2006/294

Rapport

De Belastingdienst legde ten laste van verzoeksters echtgenoot beslag op goederen die zich bevonden in de woning van verzoekster en haar echtgenoot. Verzoekster en haar echtgenoot waren gehuwd buiten elke gemeenschap van goederen. Verzoekster en een BV waarvan zij de aandelen hield, tekenden beroep aan tegen het gelegde beslag. Verzoekster stelde dat bepaalde in beslag genomen inboedelgoederen haar eigendom waren en door haar ten huwelijk waren aangebracht. De BV stelde door het overleggen van aankoopnota's te hebben aangetoond dat enkele stukken haar toebehoorden. De directeur van de Belastingdienst wees het beroep van beiden af.

Verzoeksters klaagden over de motivering van de afwijzing van hun beroep door de directeur van de Belastingdienst.
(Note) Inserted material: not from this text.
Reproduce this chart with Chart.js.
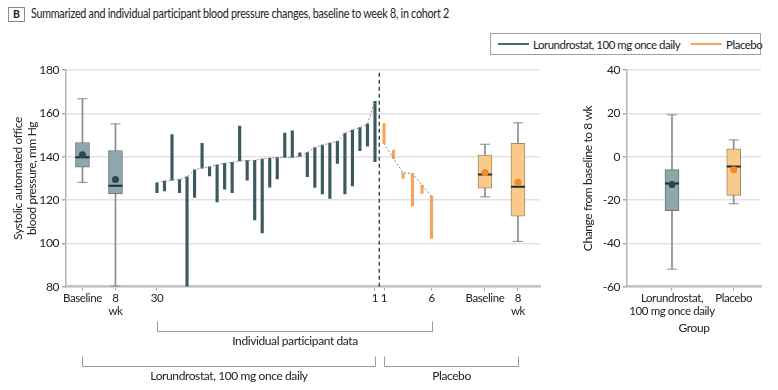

De Nationale ombudsman overwoog dat de directeur de afwijzing van het beroep van verzoekster onvoldoende had gemotiveerd door te volstaan met een verwijzing naar "vast beleid" zonder toelichting op de inhoud of de vindplaats van dit beleid. De Nationale ombudsman overwoog dat de directeur het beroep van de BV onvoldoende gemotiveerd had afgewezen door niet aan te geven waarom de BV de eigendom van de betrokken stukken met de overlegging van de aankoopfacturen niet had aangetoond.

De Nationale ombudsman oordeelde dat de Belastingdienst het motiveringsvereiste had geschonden en dat de klacht gegrond was.

Instantie: Belastingdienst/Zuidwest/kantoor Breda

Klacht:

Uitspraken onvoldoende gemotiveerd op de door verzoekers ingediende beroepschriften tegen beslaglegging inboedelgoederen en drietal afbeeldingen.